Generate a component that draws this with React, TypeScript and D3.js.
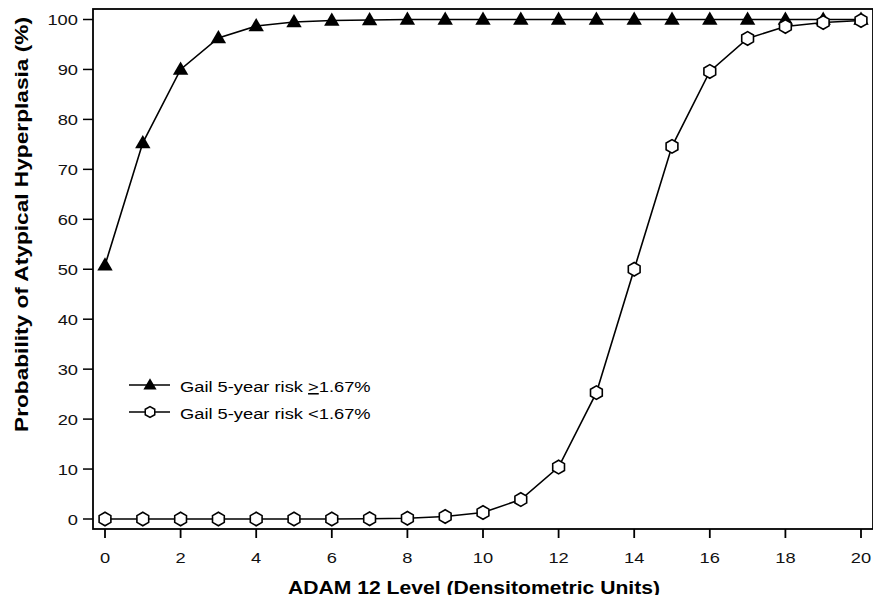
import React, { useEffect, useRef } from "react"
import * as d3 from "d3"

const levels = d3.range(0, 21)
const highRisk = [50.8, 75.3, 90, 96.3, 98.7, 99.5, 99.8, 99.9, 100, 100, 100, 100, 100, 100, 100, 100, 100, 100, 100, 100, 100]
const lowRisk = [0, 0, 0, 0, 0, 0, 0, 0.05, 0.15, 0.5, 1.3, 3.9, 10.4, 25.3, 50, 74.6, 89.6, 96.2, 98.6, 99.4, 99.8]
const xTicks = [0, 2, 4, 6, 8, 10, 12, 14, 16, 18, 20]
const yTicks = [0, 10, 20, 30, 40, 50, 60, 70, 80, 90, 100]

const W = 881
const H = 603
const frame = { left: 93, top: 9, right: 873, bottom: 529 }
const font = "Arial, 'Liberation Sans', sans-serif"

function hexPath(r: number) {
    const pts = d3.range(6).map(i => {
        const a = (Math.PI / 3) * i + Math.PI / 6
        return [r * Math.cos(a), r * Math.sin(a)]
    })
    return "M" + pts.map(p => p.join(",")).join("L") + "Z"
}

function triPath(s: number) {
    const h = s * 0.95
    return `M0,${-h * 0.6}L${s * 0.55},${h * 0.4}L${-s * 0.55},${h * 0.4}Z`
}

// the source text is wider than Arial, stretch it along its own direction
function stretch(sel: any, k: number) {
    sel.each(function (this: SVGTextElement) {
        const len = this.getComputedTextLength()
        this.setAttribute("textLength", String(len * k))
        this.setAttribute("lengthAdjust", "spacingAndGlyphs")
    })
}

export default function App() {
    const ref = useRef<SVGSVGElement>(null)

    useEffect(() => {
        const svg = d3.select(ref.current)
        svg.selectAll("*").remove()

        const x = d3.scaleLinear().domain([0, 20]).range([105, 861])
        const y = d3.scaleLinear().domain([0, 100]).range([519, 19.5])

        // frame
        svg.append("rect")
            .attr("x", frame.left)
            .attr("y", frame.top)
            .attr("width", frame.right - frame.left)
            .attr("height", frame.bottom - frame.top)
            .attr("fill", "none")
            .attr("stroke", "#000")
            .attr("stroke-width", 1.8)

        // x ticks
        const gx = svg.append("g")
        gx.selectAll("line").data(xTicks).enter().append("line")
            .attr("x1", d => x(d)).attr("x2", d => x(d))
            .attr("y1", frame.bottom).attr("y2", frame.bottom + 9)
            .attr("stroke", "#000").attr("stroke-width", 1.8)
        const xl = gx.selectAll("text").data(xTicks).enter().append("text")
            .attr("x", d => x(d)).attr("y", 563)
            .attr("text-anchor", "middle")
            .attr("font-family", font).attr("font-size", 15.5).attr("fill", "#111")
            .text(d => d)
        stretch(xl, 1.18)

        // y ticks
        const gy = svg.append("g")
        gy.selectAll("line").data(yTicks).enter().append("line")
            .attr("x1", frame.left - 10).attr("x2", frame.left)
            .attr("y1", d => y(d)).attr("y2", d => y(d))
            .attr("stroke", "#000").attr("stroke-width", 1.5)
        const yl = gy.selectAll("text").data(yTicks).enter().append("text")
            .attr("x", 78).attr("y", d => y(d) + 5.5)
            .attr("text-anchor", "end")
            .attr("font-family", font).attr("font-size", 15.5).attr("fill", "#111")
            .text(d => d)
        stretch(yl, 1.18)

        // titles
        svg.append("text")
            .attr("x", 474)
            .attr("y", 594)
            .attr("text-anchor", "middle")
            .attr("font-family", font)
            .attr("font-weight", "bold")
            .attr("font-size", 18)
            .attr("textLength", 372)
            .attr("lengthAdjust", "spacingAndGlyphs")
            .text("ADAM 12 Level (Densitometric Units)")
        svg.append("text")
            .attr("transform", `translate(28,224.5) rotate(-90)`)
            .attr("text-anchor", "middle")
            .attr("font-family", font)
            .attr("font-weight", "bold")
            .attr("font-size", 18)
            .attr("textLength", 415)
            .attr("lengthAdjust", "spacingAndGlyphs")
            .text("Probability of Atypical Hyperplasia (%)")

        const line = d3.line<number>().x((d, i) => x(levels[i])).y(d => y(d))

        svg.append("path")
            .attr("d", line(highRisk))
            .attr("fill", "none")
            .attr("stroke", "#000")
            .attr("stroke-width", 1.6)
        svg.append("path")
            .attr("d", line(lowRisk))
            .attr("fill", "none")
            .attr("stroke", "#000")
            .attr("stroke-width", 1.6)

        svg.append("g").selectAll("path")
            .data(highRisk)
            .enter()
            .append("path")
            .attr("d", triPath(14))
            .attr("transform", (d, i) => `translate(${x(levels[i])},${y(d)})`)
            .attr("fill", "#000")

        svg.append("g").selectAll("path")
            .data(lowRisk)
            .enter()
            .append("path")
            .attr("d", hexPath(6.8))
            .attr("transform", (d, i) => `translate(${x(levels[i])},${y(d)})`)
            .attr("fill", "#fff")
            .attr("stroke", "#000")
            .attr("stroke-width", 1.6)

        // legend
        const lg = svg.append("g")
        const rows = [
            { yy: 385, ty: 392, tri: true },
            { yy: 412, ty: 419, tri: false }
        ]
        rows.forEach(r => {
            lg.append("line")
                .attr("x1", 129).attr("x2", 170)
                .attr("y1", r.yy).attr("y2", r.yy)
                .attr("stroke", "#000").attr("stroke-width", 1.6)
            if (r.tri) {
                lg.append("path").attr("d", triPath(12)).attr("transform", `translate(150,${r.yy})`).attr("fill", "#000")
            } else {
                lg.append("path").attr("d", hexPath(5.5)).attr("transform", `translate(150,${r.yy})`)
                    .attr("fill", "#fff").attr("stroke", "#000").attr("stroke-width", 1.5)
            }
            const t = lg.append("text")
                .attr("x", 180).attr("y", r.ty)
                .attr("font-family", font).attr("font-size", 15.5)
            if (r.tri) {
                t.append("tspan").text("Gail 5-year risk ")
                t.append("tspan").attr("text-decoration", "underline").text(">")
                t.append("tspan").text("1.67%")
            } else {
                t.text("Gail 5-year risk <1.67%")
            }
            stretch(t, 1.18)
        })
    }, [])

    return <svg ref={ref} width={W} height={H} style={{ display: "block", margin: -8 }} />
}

###

STATED PROBLEM. The lines from the top of the data above through the one holding "const y = d3.scaleLinear().domain([0, 100]).range([519, 19.5])" are to be repeated exactly, and only those, with no pictures.

RESULT.
Generate a component that draws this with React, TypeScript and D3.js.
import React, { useEffect, useRef } from "react"
import * as d3 from "d3"

const levels = d3.range(0, 21)
const highRisk = [50.8, 75.3, 90, 96.3, 98.7, 99.5, 99.8, 99.9, 100, 100, 100, 100, 100, 100, 100, 100, 100, 100, 100, 100, 100]
const lowRisk = [0, 0, 0, 0, 0, 0, 0, 0.05, 0.15, 0.5, 1.3, 3.9, 10.4, 25.3, 50, 74.6, 89.6, 96.2, 98.6, 99.4, 99.8]
const xTicks = [0, 2, 4, 6, 8, 10, 12, 14, 16, 18, 20]
const yTicks = [0, 10, 20, 30, 40, 50, 60, 70, 80, 90, 100]

const W = 881
const H = 603
const frame = { left: 93, top: 9, right: 873, bottom: 529 }
const font = "Arial, 'Liberation Sans', sans-serif"

function hexPath(r: number) {
    const pts = d3.range(6).map(i => {
        const a = (Math.PI / 3) * i + Math.PI / 6
        return [r * Math.cos(a), r * Math.sin(a)]
    })
    return "M" + pts.map(p => p.join(",")).join("L") + "Z"
}

function triPath(s: number) {
    const h = s * 0.95
    return `M0,${-h * 0.6}L${s * 0.55},${h * 0.4}L${-s * 0.55},${h * 0.4}Z`
}

// the source text is wider than Arial, stretch it along its own direction
function stretch(sel: any, k: number) {
    sel.each(function (this: SVGTextElement) {
        const len = this.getComputedTextLength()
        this.setAttribute("textLength", String(len * k))
        this.setAttribute("lengthAdjust", "spacingAndGlyphs")
    })
}

export default function App() {
    const ref = useRef<SVGSVGElement>(null)

    useEffect(() => {
        const svg = d3.select(ref.current)
        svg.selectAll("*").remove()

        const x = d3.scaleLinear().domain([0, 20]).range([105, 861])
        const y = d3.scaleLinear().domain([0, 100]).range([519, 19.5])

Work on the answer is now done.